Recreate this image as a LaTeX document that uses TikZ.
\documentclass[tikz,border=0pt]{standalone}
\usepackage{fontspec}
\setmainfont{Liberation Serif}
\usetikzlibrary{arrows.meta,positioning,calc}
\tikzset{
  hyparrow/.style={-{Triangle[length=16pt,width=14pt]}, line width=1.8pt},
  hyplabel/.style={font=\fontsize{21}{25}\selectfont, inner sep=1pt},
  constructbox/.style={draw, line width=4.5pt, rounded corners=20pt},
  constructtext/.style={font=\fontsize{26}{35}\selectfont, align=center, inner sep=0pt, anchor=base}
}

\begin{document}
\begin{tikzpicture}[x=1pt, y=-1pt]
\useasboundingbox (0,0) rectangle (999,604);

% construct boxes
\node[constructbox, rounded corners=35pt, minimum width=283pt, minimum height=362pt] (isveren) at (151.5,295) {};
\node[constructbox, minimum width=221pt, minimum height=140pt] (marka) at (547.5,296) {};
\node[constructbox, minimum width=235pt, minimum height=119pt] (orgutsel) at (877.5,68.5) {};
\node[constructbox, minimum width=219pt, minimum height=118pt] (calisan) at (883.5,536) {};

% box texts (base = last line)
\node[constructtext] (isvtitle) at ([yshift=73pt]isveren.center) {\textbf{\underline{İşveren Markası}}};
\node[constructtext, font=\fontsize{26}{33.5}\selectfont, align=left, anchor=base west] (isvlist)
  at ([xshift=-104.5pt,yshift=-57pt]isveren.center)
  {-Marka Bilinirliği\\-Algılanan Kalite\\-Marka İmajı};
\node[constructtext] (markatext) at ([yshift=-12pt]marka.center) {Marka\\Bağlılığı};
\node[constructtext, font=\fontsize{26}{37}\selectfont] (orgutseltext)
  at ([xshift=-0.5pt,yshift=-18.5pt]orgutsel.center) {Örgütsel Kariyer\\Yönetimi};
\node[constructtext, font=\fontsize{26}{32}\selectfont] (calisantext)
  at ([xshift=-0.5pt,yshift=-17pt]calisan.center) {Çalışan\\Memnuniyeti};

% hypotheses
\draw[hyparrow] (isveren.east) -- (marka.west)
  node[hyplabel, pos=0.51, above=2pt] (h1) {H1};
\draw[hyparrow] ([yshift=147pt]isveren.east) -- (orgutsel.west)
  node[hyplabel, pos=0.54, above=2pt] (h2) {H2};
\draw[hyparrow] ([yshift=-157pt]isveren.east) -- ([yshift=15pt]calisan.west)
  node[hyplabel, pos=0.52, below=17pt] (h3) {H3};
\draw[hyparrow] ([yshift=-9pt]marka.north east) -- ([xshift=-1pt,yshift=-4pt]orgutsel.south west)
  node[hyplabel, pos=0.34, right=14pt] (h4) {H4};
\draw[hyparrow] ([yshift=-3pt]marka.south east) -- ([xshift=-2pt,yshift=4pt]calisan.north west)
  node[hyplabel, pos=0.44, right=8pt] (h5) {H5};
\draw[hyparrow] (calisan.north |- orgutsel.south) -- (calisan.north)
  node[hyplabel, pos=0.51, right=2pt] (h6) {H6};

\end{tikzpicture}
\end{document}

◆ ◆ ◆

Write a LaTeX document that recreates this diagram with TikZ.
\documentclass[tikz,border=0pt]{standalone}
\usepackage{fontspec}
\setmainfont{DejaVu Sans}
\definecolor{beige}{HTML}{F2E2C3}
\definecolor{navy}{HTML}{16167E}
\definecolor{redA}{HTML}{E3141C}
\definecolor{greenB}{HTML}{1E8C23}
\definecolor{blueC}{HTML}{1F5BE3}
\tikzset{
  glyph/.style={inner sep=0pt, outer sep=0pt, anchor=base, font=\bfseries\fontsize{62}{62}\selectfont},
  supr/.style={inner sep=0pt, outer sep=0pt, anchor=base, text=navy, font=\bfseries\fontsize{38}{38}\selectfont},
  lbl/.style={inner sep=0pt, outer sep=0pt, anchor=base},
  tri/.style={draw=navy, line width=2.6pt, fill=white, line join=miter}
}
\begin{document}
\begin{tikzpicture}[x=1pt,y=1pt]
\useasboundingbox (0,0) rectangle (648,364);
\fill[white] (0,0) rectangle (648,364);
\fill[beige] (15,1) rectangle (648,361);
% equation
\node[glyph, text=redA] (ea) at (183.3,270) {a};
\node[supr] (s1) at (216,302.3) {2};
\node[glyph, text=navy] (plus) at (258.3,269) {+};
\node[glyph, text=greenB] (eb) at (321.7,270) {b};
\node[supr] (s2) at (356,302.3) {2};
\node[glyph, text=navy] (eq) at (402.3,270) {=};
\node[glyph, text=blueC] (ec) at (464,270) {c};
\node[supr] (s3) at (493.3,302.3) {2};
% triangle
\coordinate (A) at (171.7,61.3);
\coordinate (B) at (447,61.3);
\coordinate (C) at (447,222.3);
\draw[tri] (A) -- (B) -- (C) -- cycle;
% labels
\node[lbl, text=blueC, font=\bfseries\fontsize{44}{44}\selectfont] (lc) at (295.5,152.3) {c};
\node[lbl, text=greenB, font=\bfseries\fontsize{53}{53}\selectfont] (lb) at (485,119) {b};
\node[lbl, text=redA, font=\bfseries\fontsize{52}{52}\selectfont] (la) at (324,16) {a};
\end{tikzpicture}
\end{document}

◆ ◆ ◆

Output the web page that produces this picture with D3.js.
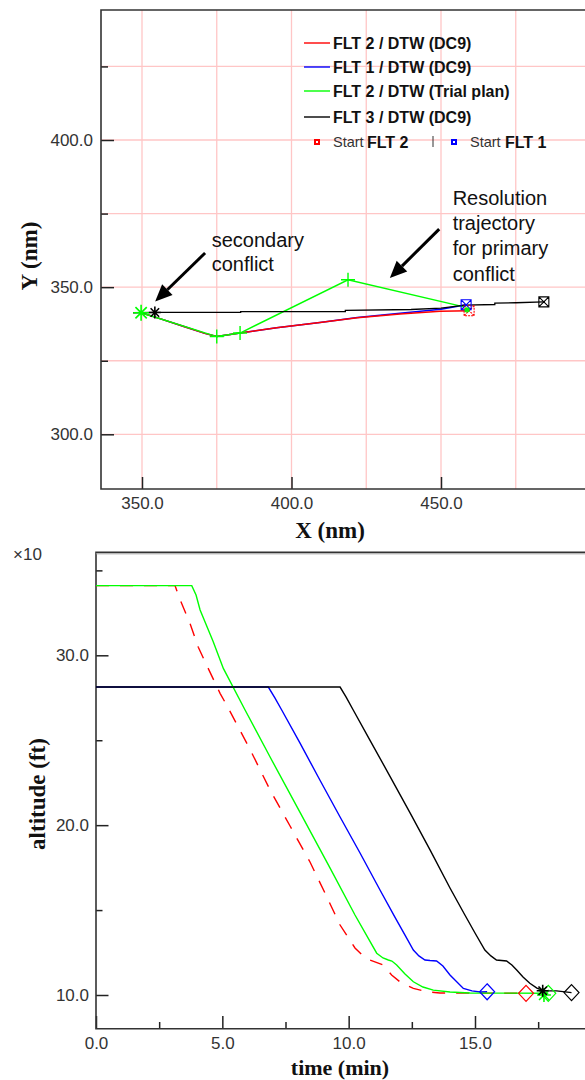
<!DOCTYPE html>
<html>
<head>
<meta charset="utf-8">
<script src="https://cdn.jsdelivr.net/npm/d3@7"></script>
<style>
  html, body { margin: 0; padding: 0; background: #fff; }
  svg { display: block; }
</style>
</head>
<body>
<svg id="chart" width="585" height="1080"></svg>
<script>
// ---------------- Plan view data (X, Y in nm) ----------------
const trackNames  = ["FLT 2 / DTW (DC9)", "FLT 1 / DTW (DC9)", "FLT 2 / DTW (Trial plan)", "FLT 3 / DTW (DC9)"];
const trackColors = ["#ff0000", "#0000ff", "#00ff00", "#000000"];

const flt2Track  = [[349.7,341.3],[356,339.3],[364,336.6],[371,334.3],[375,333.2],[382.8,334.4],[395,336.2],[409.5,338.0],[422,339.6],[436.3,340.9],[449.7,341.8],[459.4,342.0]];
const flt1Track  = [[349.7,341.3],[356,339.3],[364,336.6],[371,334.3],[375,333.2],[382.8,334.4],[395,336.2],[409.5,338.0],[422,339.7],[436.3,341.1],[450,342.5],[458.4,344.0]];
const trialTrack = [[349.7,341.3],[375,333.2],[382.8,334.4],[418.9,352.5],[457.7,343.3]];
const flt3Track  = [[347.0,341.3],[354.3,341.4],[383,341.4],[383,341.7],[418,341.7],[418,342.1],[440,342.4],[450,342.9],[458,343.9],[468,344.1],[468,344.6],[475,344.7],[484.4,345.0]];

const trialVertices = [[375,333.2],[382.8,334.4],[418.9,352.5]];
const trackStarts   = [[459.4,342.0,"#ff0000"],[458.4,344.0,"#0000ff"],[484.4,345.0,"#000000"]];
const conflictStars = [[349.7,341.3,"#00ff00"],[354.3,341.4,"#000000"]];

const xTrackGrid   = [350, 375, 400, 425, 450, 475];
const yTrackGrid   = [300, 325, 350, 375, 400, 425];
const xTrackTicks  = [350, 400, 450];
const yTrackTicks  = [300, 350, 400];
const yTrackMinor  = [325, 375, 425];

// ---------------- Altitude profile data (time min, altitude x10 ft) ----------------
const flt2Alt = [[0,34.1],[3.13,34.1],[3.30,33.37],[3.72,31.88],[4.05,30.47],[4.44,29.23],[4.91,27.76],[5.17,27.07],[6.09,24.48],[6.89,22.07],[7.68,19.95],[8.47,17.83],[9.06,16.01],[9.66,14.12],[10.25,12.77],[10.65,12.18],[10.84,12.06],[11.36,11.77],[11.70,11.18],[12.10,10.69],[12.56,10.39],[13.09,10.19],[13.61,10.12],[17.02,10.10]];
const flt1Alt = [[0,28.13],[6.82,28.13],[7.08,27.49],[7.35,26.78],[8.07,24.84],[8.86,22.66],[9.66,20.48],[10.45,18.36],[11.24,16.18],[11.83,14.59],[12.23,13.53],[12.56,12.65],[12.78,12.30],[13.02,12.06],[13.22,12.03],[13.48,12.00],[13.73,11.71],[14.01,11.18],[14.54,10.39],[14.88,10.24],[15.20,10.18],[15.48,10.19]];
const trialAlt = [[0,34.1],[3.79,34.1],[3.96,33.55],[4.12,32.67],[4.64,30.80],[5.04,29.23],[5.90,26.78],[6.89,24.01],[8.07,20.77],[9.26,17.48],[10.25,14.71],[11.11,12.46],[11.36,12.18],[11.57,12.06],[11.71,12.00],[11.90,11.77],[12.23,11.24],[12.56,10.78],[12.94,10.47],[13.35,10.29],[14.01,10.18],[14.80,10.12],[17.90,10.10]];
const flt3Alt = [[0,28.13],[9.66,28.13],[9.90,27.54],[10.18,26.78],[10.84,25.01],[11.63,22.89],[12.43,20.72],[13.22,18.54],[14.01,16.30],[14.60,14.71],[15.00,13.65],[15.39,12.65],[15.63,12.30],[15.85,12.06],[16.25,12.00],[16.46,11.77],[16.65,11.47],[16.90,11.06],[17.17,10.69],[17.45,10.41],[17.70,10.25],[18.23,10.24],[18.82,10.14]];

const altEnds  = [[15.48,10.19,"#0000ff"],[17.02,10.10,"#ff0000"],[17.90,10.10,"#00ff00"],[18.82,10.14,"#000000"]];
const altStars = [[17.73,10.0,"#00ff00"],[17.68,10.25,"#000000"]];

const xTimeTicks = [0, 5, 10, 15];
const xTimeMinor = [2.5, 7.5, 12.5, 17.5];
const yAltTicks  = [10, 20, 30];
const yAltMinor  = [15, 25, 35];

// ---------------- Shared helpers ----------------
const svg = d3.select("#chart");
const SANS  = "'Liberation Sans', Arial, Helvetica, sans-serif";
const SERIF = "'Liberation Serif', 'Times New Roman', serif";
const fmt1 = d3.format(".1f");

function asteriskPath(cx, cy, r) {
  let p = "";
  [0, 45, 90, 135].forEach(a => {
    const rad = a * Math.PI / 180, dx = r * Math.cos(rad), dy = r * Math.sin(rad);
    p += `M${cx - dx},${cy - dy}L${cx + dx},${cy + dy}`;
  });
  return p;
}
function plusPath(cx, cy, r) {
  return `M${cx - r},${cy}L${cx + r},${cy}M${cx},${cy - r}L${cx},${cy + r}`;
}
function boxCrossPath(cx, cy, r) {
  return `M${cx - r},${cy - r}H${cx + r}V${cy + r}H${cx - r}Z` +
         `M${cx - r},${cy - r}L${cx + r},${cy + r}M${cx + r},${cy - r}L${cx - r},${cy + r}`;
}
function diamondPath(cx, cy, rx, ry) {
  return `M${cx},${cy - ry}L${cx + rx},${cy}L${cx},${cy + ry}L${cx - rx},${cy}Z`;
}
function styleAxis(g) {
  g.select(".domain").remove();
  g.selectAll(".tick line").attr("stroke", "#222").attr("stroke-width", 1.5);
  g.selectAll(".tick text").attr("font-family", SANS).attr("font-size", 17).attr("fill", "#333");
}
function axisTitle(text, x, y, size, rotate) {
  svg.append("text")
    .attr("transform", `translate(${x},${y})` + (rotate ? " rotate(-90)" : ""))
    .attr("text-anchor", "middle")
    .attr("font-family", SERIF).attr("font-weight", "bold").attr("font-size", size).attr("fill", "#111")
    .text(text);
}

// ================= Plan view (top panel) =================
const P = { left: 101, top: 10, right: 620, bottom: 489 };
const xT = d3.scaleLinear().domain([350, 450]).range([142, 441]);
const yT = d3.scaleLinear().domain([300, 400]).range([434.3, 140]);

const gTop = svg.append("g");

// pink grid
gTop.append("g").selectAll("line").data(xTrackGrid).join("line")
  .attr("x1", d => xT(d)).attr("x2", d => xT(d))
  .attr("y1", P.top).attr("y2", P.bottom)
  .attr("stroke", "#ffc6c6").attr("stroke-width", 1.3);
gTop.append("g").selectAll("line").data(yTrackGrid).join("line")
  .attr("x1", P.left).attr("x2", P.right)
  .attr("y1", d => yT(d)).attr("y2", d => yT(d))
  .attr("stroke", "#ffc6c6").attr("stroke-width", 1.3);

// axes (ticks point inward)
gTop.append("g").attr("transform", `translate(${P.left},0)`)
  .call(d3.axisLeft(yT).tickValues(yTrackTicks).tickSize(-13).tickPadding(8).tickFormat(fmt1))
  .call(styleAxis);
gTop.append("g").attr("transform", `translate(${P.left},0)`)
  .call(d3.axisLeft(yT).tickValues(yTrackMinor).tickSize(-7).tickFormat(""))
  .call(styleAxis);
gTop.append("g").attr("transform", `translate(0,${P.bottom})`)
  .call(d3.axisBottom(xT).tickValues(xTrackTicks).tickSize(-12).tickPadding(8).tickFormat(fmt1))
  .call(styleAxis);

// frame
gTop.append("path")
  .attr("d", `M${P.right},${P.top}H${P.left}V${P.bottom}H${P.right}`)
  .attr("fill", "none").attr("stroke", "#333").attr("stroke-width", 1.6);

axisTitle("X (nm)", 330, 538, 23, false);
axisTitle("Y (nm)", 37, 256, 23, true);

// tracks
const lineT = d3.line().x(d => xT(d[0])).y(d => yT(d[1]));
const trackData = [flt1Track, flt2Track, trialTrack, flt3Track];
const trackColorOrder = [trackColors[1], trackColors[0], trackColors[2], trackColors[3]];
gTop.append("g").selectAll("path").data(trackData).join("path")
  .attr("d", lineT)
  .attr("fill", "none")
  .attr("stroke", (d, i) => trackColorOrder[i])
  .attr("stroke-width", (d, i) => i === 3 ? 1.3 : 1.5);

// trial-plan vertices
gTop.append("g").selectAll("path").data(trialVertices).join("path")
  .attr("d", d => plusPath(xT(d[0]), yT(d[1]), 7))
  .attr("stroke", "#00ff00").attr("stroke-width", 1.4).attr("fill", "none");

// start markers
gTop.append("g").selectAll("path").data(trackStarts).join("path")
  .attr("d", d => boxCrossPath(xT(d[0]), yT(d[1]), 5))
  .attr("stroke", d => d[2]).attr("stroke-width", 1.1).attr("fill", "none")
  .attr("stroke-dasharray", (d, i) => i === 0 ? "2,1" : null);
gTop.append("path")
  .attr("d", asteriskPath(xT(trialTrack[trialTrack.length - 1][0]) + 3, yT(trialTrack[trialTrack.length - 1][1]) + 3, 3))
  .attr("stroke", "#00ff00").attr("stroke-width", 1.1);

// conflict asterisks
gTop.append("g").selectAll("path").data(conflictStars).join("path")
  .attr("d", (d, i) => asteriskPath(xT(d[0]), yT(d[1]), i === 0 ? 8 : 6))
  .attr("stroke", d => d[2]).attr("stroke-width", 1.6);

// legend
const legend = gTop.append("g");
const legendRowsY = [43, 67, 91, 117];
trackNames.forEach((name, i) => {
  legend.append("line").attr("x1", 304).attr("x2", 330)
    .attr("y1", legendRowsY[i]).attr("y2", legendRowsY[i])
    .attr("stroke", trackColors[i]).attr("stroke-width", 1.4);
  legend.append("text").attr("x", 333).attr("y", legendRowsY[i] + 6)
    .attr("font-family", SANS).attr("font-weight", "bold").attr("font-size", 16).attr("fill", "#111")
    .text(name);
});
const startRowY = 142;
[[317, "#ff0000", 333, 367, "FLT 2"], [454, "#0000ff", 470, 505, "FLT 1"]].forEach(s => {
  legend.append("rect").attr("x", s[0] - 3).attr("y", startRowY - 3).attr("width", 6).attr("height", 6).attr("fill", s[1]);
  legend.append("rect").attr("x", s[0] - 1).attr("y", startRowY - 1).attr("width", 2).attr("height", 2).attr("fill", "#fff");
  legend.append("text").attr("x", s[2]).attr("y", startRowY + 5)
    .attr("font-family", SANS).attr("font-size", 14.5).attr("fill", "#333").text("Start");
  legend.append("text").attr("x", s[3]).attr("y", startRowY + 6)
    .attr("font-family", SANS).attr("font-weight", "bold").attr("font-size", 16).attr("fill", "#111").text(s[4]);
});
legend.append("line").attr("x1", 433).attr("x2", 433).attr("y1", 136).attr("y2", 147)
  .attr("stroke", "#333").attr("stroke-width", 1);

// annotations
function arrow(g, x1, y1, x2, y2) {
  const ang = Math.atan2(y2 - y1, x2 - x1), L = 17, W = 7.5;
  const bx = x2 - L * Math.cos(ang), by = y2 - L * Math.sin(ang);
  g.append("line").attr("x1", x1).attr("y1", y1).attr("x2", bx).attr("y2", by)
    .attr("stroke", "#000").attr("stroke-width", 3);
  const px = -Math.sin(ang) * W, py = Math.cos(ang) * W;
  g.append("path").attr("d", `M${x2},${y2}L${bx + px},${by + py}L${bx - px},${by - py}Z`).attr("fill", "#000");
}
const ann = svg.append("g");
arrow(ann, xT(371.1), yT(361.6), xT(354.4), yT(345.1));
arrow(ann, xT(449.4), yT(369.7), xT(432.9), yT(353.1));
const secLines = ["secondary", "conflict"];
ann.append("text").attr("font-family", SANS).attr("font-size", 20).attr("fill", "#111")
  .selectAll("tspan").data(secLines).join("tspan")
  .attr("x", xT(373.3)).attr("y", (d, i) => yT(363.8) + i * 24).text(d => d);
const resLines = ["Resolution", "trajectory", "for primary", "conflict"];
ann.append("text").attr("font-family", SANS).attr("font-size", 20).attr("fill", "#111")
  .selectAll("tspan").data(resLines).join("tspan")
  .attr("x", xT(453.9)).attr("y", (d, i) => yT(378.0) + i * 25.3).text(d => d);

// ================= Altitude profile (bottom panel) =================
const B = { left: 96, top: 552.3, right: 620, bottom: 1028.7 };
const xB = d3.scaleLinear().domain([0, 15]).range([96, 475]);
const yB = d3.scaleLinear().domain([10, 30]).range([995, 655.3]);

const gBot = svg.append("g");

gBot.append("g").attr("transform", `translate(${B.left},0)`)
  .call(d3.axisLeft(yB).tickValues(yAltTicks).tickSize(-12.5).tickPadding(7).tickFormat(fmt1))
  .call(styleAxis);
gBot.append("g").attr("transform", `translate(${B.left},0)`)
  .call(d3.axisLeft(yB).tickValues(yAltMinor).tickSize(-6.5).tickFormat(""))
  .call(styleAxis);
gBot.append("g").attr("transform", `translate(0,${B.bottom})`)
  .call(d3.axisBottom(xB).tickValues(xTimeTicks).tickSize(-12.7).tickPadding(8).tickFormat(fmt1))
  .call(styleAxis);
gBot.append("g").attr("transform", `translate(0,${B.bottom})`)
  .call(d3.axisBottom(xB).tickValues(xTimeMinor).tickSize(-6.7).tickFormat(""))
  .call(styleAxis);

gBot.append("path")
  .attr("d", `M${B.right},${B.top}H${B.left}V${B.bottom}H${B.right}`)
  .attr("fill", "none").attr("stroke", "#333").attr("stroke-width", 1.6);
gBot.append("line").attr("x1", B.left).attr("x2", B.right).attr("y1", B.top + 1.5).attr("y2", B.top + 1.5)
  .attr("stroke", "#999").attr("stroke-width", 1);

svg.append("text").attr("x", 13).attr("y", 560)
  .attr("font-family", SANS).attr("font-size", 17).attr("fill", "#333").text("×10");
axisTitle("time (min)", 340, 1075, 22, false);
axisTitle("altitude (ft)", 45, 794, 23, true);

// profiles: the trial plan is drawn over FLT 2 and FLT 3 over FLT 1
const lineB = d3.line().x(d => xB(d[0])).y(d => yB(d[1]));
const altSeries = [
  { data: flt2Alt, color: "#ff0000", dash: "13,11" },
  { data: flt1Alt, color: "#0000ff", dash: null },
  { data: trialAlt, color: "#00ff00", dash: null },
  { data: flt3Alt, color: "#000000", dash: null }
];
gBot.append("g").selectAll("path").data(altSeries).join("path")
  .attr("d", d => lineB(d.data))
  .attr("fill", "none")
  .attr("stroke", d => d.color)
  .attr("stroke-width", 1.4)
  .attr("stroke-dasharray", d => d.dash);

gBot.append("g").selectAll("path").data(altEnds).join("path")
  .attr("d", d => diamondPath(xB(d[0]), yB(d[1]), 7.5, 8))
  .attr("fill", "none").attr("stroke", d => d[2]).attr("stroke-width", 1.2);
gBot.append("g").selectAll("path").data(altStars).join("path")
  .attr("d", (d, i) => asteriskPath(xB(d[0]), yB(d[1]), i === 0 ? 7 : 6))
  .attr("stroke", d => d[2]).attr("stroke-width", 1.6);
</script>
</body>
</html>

◆ ◆ ◆

* _WORK INSTRUCTIONS_: Copy exactly the lines from the line with "Recreate this image" up to and including the line with "minimum width=219pt, minimum", and no other lines.

* _FINAL ANSWER_:
Recreate this image as a LaTeX document that uses TikZ.
\documentclass[tikz,border=0pt]{standalone}
\usepackage{fontspec}
\setmainfont{Liberation Serif}
\usetikzlibrary{arrows.meta,positioning,calc}
\tikzset{
  hyparrow/.style={-{Triangle[length=16pt,width=14pt]}, line width=1.8pt},
  hyplabel/.style={font=\fontsize{21}{25}\selectfont, inner sep=1pt},
  constructbox/.style={draw, line width=4.5pt, rounded corners=20pt},
  constructtext/.style={font=\fontsize{26}{35}\selectfont, align=center, inner sep=0pt, anchor=base}
}

\begin{document}
\begin{tikzpicture}[x=1pt, y=-1pt]
\useasboundingbox (0,0) rectangle (999,604);

% construct boxes
\node[constructbox, rounded corners=35pt, minimum width=283pt, minimum height=362pt] (isveren) at (151.5,295) {};
\node[constructbox, minimum width=221pt, minimum height=140pt] (marka) at (547.5,296) {};
\node[constructbox, minimum width=235pt, minimum height=119pt] (orgutsel) at (877.5,68.5) {};
\node[constructbox, minimum width=219pt, minimum height=118pt] (calisan) at (883.5,536) {};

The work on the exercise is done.